Haage further argues: (1) a Dakota County court lacked authority to order the sale of property located in Hennepin County; (2) a trial court judge impermissibly required him to pay his former spouse costs if he insisted on removing that judge, who was at least the third judge Haage attempted to remove; (3) the attorney and the attorney of Haage's former spouse perpetrated fraud on the court by making misrepresentations and failing to disclose relevant information; and (4) the trial court improperly ordered the sale of property, the encumbrances of which exceeded its value. We disagree. The record shows: (1) the trial court ordered the property sold in its dissolution order; (2) Haage presents no evidence of prejudice to support his effort to remove a third trial court judge; (3) he makes no showing of a plan designed to exert improper influence on the trial court's decisions; and (4) the trial court ordered the sale of the property when the claims against it were minimal, and the property has already been sold. See Minn. Stat. § 518.65 (1994) (allowing a trial court presiding over a family matter to order the sale of property to effect a division or award of property); Minn. R. Civ. P. 63.03 (requiring an affirmative showing of prejudice to permit the removal of a judge after the party has exercised the right to disqualify one judge as a matter of right); Maranda v. Maranda, 449 N.W.2d 158, 165 (Minn. 1989) (quoting England v. Doyle, 281 F.2d 304, 309 (9th Cir. 1960), and stating fraud on the court requires a showing of "an unconscionable plan or scheme which is designed to improperly influence the court in its decision"); Smith v. Wright, 195 Minn. 589, 592, 263 N.W. 903, 904 (1935) (holding a party may not argue, after a sale, that claims against the property exceeded its value). Haage's remaining arguments are totally without merit and do not warrant further consideration.

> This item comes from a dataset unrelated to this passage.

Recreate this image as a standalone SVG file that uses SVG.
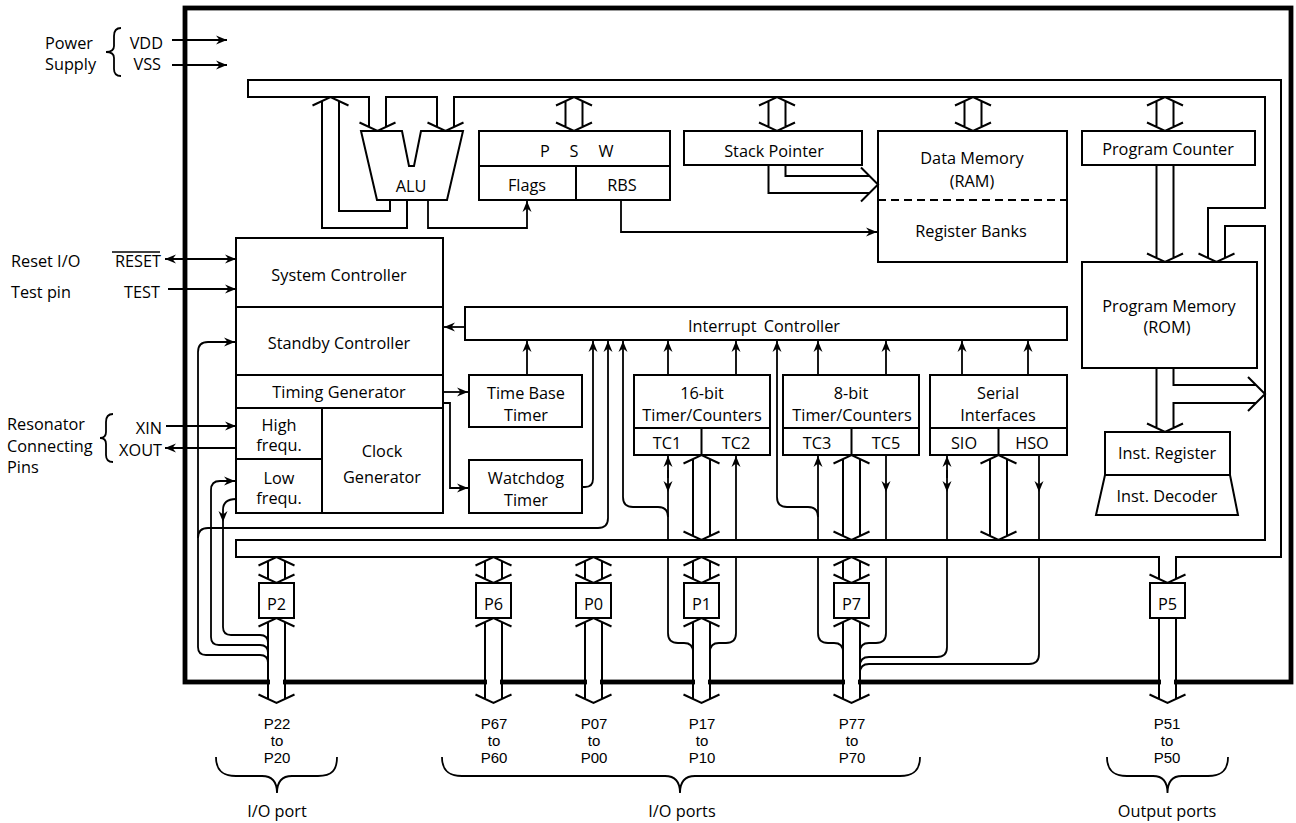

Haage and the attorney each request monetary relief on this appeal. Both appear pro se and, thus, have incurred no attorney fees. Furthermore, neither party cites any authority for his request or addresses the factors necessary to support an award of attorney fees. See Minn. Stat. § 549.21, subd. 2 (1994) (allowing courts to award costs and attorney fees if the opposing party acted in bad faith, asserted a claim or defense that is frivolous and costly to the other party, asserted an unfounded position solely to delay or harass, or committed fraud on the court). Under these circumstances, we decline to award fees to either party.